G rizzly Man," from The Discovery Channel and Lions Gate Films, was recently released on video and is now available at most video stores.

It is a fascinating documentary that covers the all too strange life of Timothy Treadwell, a grizzly bear activist who was savagely attacked and then eaten by the wild animals he so dearly loved. Though he usually worked alone, Treadwell was unfortunate enough to have his girlfriend Amie along during the fatal encounter, and she too is mauled and eaten alive.

As I've said before, "Yikes!"

The film, which was directed by Werner Herzog, is gripping, horrifying and heartbreaking. Treadwell captured portions of his own demise on film, and so there are "Faces of Death" moments when you wonder what the filmmakers are going to reveal. (It is all tastefully handled, however, no pun intended.)

The film has macabre aspects to it. We see some of the final footage that was shot on the day of the attack, we watch interviews with the pilot who discovered what was left of the bodies, and we witness others as they are affected by the grisly grizzly details.

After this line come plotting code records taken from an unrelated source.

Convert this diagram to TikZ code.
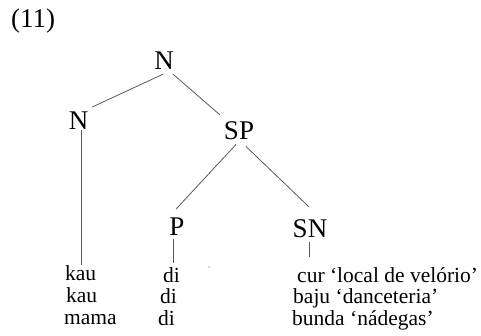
\documentclass[tikz,border=0pt]{standalone}
\usepackage{fontspec}
\setmainfont{Liberation Serif}
\begin{document}
\begin{tikzpicture}[x=1pt,y=-1pt,
  cat/.style={font=\fontsize{27}{27}\selectfont, inner sep=0pt, anchor=base},
  leaf/.style={font=\fontsize{21.5}{22}\selectfont, inner sep=0pt, anchor=base west},
  edge/.style={draw=black!65, line width=0.8pt}]
\useasboundingbox (0,0) rectangle (481,335);
% label
\node[font=\fontsize{27}{27}\selectfont, inner sep=0pt, anchor=base west] (ex) at (11,27) {(11)};
% categories
\node[cat] (top) at (164,69) {N};
\node[cat] (ln) at (78.5,129) {N};
\node[cat] (sp) at (239,139) {SP};
\node[cat] (p) at (177,235) {P};
\node[cat] (sn) at (310,237) {SN};
% leaves
\node[leaf] (kau1) at (65,280) {kau};
\node[leaf] (kau2) at (66,302) {kau};
\node[leaf] (mama) at (64,324) {mama};
\node[leaf] (di1) at (163,282) {di};
\node[leaf] (di2) at (160,303) {di};
\node[leaf] (di3) at (158,325) {di};
\node[leaf] (cur) at (297,282) {cur ‘local de velório’};
\node[leaf] (baju) at (293,303) {baju ‘danceteria’};
\node[leaf] (bunda) at (292,325) {bunda ‘nádegas’};
% connectors
\draw[edge] ([xshift=-1pt,yshift=-5pt]top.south) -- ([xshift=13.5pt,yshift=4pt]ln.north);
\draw[edge] ([xshift=9pt,yshift=-5pt]top.south) -- ([xshift=-19pt,yshift=6pt]sp.north);
\coordinate (c1) at ([xshift=2.5pt,yshift=-1pt]ln.south);
\draw[edge] (c1) -- (c1 |- kau1.north);
\draw[edge] ([xshift=-3pt,yshift=-5pt]sp.south) -- ([xshift=-1pt,yshift=8pt]p.north);
\draw[edge] ([xshift=7pt,yshift=-7pt]sp.south) -- ([xshift=-1pt,yshift=12pt]sn.north);
\coordinate (c2) at ([xshift=-4pt,yshift=-4pt]p.south);
\coordinate (c2e) at ([yshift=4pt]c2 |- di1.north);
\draw[edge] (c2) -- (c2e);
\coordinate (c3) at ([xshift=-1pt,yshift=-5pt]sn.south);
\coordinate (c3e) at ([yshift=10pt]c3 |- cur.north);
\draw[edge] (c3) -- (c3e);
% stray dot
\fill[black!60] (209,267) circle (0.6pt);
\end{tikzpicture}
\end{document}
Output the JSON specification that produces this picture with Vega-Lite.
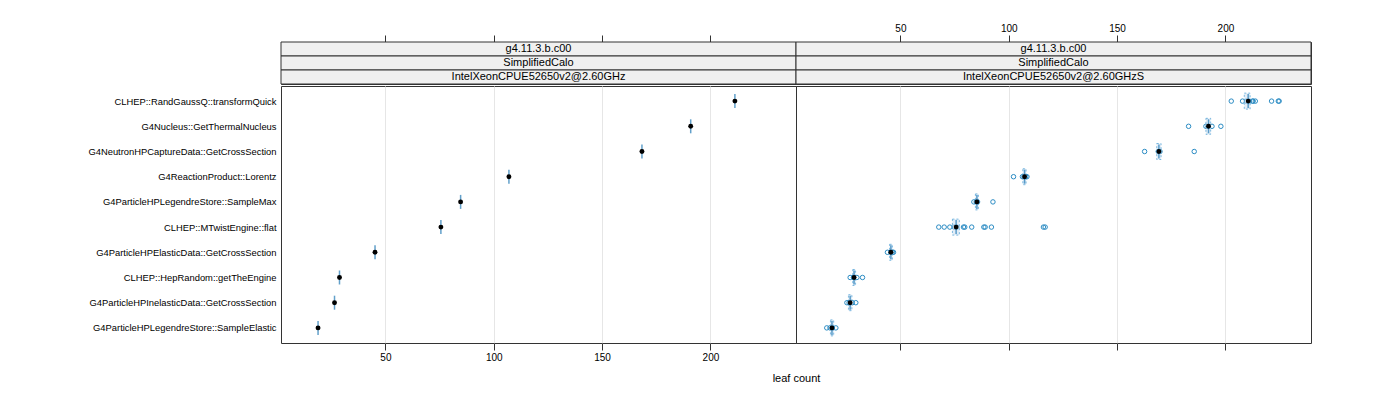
{
  "$schema": "https://vega.github.io/schema/vega-lite/v6.json",
  "config": {
    "font": "Liberation Sans",
    "view": {"stroke": "#333", "strokeWidth": 1},
    "axis": {"labelFontSize": 10, "labelColor": "#000", "tickColor": "#333", "domain": false, "labelFont": "Liberation Sans", "titleFont": "Liberation Sans"}
  },
  "datasets": {
    "summary": [
      {"panel": "L", "fn": "CLHEP::RandGaussQ::transformQuick", "value": 211.3},
      {"panel": "L", "fn": "G4Nucleus::GetThermalNucleus", "value": 190.9},
      {"panel": "L", "fn": "G4NeutronHPCaptureData::GetCrossSection", "value": 168.4},
      {"panel": "L", "fn": "G4ReactionProduct::Lorentz", "value": 107.0},
      {"panel": "L", "fn": "G4ParticleHPLegendreStore::SampleMax", "value": 84.7},
      {"panel": "L", "fn": "CLHEP::MTwistEngine::flat", "value": 75.6},
      {"panel": "L", "fn": "G4ParticleHPElasticData::GetCrossSection", "value": 45.2},
      {"panel": "L", "fn": "CLHEP::HepRandom::getTheEngine", "value": 28.8},
      {"panel": "L", "fn": "G4ParticleHPInelasticData::GetCrossSection", "value": 26.5},
      {"panel": "L", "fn": "G4ParticleHPLegendreStore::SampleElastic", "value": 18.9},
      {"panel": "R", "fn": "CLHEP::RandGaussQ::transformQuick", "value": 210.5, "lo": 208.7, "hi": 211.4},
      {"panel": "R", "fn": "G4Nucleus::GetThermalNucleus", "value": 192.2, "lo": 191.0, "hi": 193.2},
      {"panel": "R", "fn": "G4NeutronHPCaptureData::GetCrossSection", "value": 169.3, "lo": 168.3, "hi": 170.3},
      {"panel": "R", "fn": "G4ReactionProduct::Lorentz", "value": 107.3, "lo": 106.5, "hi": 108.0},
      {"panel": "R", "fn": "G4ParticleHPLegendreStore::SampleMax", "value": 85.3, "lo": 84.6, "hi": 86.0},
      {"panel": "R", "fn": "CLHEP::MTwistEngine::flat", "value": 75.7, "lo": 74.0, "hi": 77.2},
      {"panel": "R", "fn": "G4ParticleHPElasticData::GetCrossSection", "value": 45.6, "lo": 45.0, "hi": 46.3},
      {"panel": "R", "fn": "CLHEP::HepRandom::getTheEngine", "value": 28.6, "lo": 28.0, "hi": 29.3},
      {"panel": "R", "fn": "G4ParticleHPInelasticData::GetCrossSection", "value": 26.8, "lo": 26.0, "hi": 27.6},
      {"panel": "R", "fn": "G4ParticleHPLegendreStore::SampleElastic", "value": 18.4, "lo": 17.7, "hi": 19.2}
    ],
    "runs": [
      {"fn": "CLHEP::RandGaussQ::transformQuick", "value": 202.7},
      {"fn": "CLHEP::RandGaussQ::transformQuick", "value": 207.9},
      {"fn": "CLHEP::RandGaussQ::transformQuick", "value": 209.7},
      {"fn": "CLHEP::RandGaussQ::transformQuick", "value": 211.0},
      {"fn": "CLHEP::RandGaussQ::transformQuick", "value": 212.5},
      {"fn": "CLHEP::RandGaussQ::transformQuick", "value": 212.8},
      {"fn": "CLHEP::RandGaussQ::transformQuick", "value": 213.8},
      {"fn": "CLHEP::RandGaussQ::transformQuick", "value": 221.3},
      {"fn": "CLHEP::RandGaussQ::transformQuick", "value": 224.4},
      {"fn": "CLHEP::RandGaussQ::transformQuick", "value": 224.8},
      {"fn": "G4Nucleus::GetThermalNucleus", "value": 183.0},
      {"fn": "G4Nucleus::GetThermalNucleus", "value": 191.0},
      {"fn": "G4Nucleus::GetThermalNucleus", "value": 192.0},
      {"fn": "G4Nucleus::GetThermalNucleus", "value": 193.8},
      {"fn": "G4Nucleus::GetThermalNucleus", "value": 197.9},
      {"fn": "G4NeutronHPCaptureData::GetCrossSection", "value": 162.7},
      {"fn": "G4NeutronHPCaptureData::GetCrossSection", "value": 169.0},
      {"fn": "G4NeutronHPCaptureData::GetCrossSection", "value": 169.8},
      {"fn": "G4NeutronHPCaptureData::GetCrossSection", "value": 185.6},
      {"fn": "G4ReactionProduct::Lorentz", "value": 102.2},
      {"fn": "G4ReactionProduct::Lorentz", "value": 106.3},
      {"fn": "G4ReactionProduct::Lorentz", "value": 107.0},
      {"fn": "G4ReactionProduct::Lorentz", "value": 107.8},
      {"fn": "G4ReactionProduct::Lorentz", "value": 108.4},
      {"fn": "G4ParticleHPLegendreStore::SampleMax", "value": 83.9},
      {"fn": "G4ParticleHPLegendreStore::SampleMax", "value": 85.0},
      {"fn": "G4ParticleHPLegendreStore::SampleMax", "value": 85.6},
      {"fn": "G4ParticleHPLegendreStore::SampleMax", "value": 92.7},
      {"fn": "CLHEP::MTwistEngine::flat", "value": 67.7},
      {"fn": "CLHEP::MTwistEngine::flat", "value": 70.2},
      {"fn": "CLHEP::MTwistEngine::flat", "value": 72.8},
      {"fn": "CLHEP::MTwistEngine::flat", "value": 74.9},
      {"fn": "CLHEP::MTwistEngine::flat", "value": 76.0},
      {"fn": "CLHEP::MTwistEngine::flat", "value": 79.1},
      {"fn": "CLHEP::MTwistEngine::flat", "value": 79.7},
      {"fn": "CLHEP::MTwistEngine::flat", "value": 82.9},
      {"fn": "CLHEP::MTwistEngine::flat", "value": 88.5},
      {"fn": "CLHEP::MTwistEngine::flat", "value": 89.1},
      {"fn": "CLHEP::MTwistEngine::flat", "value": 92.0},
      {"fn": "CLHEP::MTwistEngine::flat", "value": 116.0},
      {"fn": "CLHEP::MTwistEngine::flat", "value": 116.8},
      {"fn": "G4ParticleHPElasticData::GetCrossSection", "value": 44.0},
      {"fn": "G4ParticleHPElasticData::GetCrossSection", "value": 45.6},
      {"fn": "G4ParticleHPElasticData::GetCrossSection", "value": 46.3},
      {"fn": "G4ParticleHPElasticData::GetCrossSection", "value": 46.8},
      {"fn": "CLHEP::HepRandom::getTheEngine", "value": 26.8},
      {"fn": "CLHEP::HepRandom::getTheEngine", "value": 28.3},
      {"fn": "CLHEP::HepRandom::getTheEngine", "value": 29.9},
      {"fn": "CLHEP::HepRandom::getTheEngine", "value": 32.5},
      {"fn": "G4ParticleHPInelasticData::GetCrossSection", "value": 25.3},
      {"fn": "G4ParticleHPInelasticData::GetCrossSection", "value": 26.3},
      {"fn": "G4ParticleHPInelasticData::GetCrossSection", "value": 27.8},
      {"fn": "G4ParticleHPInelasticData::GetCrossSection", "value": 29.4},
      {"fn": "G4ParticleHPLegendreStore::SampleElastic", "value": 16.0},
      {"fn": "G4ParticleHPLegendreStore::SampleElastic", "value": 17.5},
      {"fn": "G4ParticleHPLegendreStore::SampleElastic", "value": 18.6},
      {"fn": "G4ParticleHPLegendreStore::SampleElastic", "value": 20.2}
    ],
    "strips": [
      {"panel": "L", "level": 1, "label": "g4.11.3.b.c00"},
      {"panel": "L", "level": 2, "label": "SimplifiedCalo"},
      {"panel": "L", "level": 3, "label": "IntelXeonCPUE52650v2@2.60GHz"},
      {"panel": "R", "level": 1, "label": "g4.11.3.b.c00"},
      {"panel": "R", "level": 2, "label": "SimplifiedCalo"},
      {"panel": "R", "level": 3, "label": "IntelXeonCPUE52650v2@2.60GHzS"}
    ]
  },
  "spacing": 0,
  "vconcat": [
    {
      "spacing": 0,
      "bounds": "flush",
      "hconcat": [
        {
          "width": 515,
          "height": 42,
          "layer": [
            {
              "data": {"name": "summary"},
              "transform": [{"filter": "datum.panel === 'L'"}],
              "mark": {"type": "rule", "opacity": 0},
              "encoding": {
                "x": {"field": "value", "type": "quantitative", "scale": {"domain": [1.8, 239.5], "nice": false, "zero": false},
                  "axis": {"orient": "top", "values": [50, 100, 150, 200], "labels": false, "tickSize": 7, "grid": false, "title": null, "minExtent": 36, "maxExtent": 36}}
              }
            },
            {
              "data": {"name": "strips"},
              "transform": [{"filter": "datum.panel === 'L'"}],
              "mark": {"type": "rect", "fill": "#f0f0f0", "stroke": "#333", "strokeWidth": 1},
              "encoding": {"y": {"field": "level", "type": "ordinal", "axis": null, "scale": {"paddingInner": 0, "paddingOuter": 0}}}
            },
            {
              "data": {"name": "strips"},
              "transform": [{"filter": "datum.panel === 'L'"}],
              "mark": {"type": "text", "fontSize": 11, "color": "#000"},
              "encoding": {"y": {"field": "level", "type": "ordinal", "axis": null}, "text": {"field": "label"}}
            }
          ]
        },
        {
          "width": 515,
          "height": 42,
          "layer": [
            {
              "data": {"name": "summary"},
              "transform": [{"filter": "datum.panel === 'R'"}],
              "mark": {"type": "rule", "opacity": 0},
              "encoding": {
                "x": {"field": "value", "type": "quantitative", "scale": {"domain": [1.8, 239.5], "nice": false, "zero": false},
                  "axis": {"orient": "top", "values": [50, 100, 150, 200], "labels": true, "labelPadding": 2, "tickSize": 7, "grid": false, "title": null, "minExtent": 36, "maxExtent": 36}}
              }
            },
            {
              "data": {"name": "strips"},
              "transform": [{"filter": "datum.panel === 'R'"}],
              "mark": {"type": "rect", "fill": "#f0f0f0", "stroke": "#333", "strokeWidth": 1},
              "encoding": {"y": {"field": "level", "type": "ordinal", "axis": null, "scale": {"paddingInner": 0, "paddingOuter": 0}}}
            },
            {
              "data": {"name": "strips"},
              "transform": [{"filter": "datum.panel === 'R'"}],
              "mark": {"type": "text", "fontSize": 11, "color": "#000"},
              "encoding": {"y": {"field": "level", "type": "ordinal", "axis": null}, "text": {"field": "label"}}
            }
          ]
        }
      ]
    },
    {
      "spacing": 0,
      "bounds": "flush",
      "hconcat": [
        {
          "width": 515,
          "height": 257,
          "data": {"name": "summary"},
          "transform": [{"filter": "datum.panel === 'L'"}],
          "encoding": {
            "x": {"field": "value", "type": "quantitative", "scale": {"domain": [1.8, 239.5], "nice": false, "zero": false},
              "axis": {"orient": "bottom", "values": [50, 100, 150, 200], "tickSize": 7, "labelPadding": 2, "grid": true, "gridColor": "#e6e6e6",
                "title": "leaf count", "titleFontSize": 11, "titleFontWeight": "normal", "titleX": 515, "titleY": 35, "titleBaseline": "middle"}},
            "y": {"field": "fn", "type": "nominal",
              "scale": {"type": "point", "padding": 0.6, "domain": ["CLHEP::RandGaussQ::transformQuick", "G4Nucleus::GetThermalNucleus", "G4NeutronHPCaptureData::GetCrossSection", "G4ReactionProduct::Lorentz", "G4ParticleHPLegendreStore::SampleMax", "CLHEP::MTwistEngine::flat", "G4ParticleHPElasticData::GetCrossSection", "CLHEP::HepRandom::getTheEngine", "G4ParticleHPInelasticData::GetCrossSection", "G4ParticleHPLegendreStore::SampleElastic"]},
              "axis": {"title": null, "ticks": false, "domain": false, "labelPadding": 5, "minExtent": 275, "maxExtent": 275, "labelFontSize": 9.4, "labelLimit": 300}}
          },
          "layer": [
            {"mark": {"type": "tick", "orient": "vertical", "color": "#1f78b4", "size": 14, "thickness": 1.5}},
            {"mark": {"type": "circle", "color": "#000", "size": 24, "opacity": 1}}
          ]
        },
        {
          "width": 515,
          "height": 257,
          "encoding": {
            "x": {"field": "value", "type": "quantitative", "scale": {"domain": [1.8, 239.5], "nice": false, "zero": false},
              "axis": {"orient": "bottom", "values": [50, 100, 150, 200], "tickSize": 7, "labels": false, "grid": true, "gridColor": "#e6e6e6", "title": null}},
            "y": {"field": "fn", "type": "nominal",
              "scale": {"type": "point", "padding": 0.6, "domain": ["CLHEP::RandGaussQ::transformQuick", "G4Nucleus::GetThermalNucleus", "G4NeutronHPCaptureData::GetCrossSection", "G4ReactionProduct::Lorentz", "G4ParticleHPLegendreStore::SampleMax", "CLHEP::MTwistEngine::flat", "G4ParticleHPElasticData::GetCrossSection", "CLHEP::HepRandom::getTheEngine", "G4ParticleHPInelasticData::GetCrossSection", "G4ParticleHPLegendreStore::SampleElastic"]},
              "axis": null}
          },
          "layer": [
            {
              "data": {"name": "runs"},
              "mark": {"type": "point", "shape": "circle", "filled": false, "stroke": "#2b8cc4", "strokeWidth": 1, "size": 20, "opacity": 1}
            },
            {
              "data": {"name": "summary"},
              "transform": [{"filter": "datum.panel === 'R'"}],
              "mark": {"type": "bar", "height": 16, "fill": "#c6dbef", "fillOpacity": 0.5, "stroke": "#4a9fd6", "strokeWidth": 0.7, "strokeDash": [2, 2]},
              "encoding": {"x": {"field": "lo", "type": "quantitative"}, "x2": {"field": "hi"}}
            },
            {
              "data": {"name": "summary"},
              "transform": [{"filter": "datum.panel === 'R'"}],
              "mark": {"type": "tick", "orient": "vertical", "color": "#1f78b4", "size": 14, "thickness": 1.5}
            },
            {
              "data": {"name": "summary"},
              "transform": [{"filter": "datum.panel === 'R'"}],
              "mark": {"type": "circle", "color": "#000", "size": 24, "opacity": 1}
            }
          ]
        }
      ]
    }
  ]
}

But despite your reaction to these gruesome moments, the film is meaningful and memorable. Treadwell, as crazy as he was, captured some of the most incredible grizzly footage ever filmed. And then, there are all the questions the film raises: Why in the world did he do this? Was it for the fame? Or, even worse, was it because he found wild animals to be safer companions than human beings?

"Grizzly Man," rated R, is a must-see. It is one of the best films of 2005.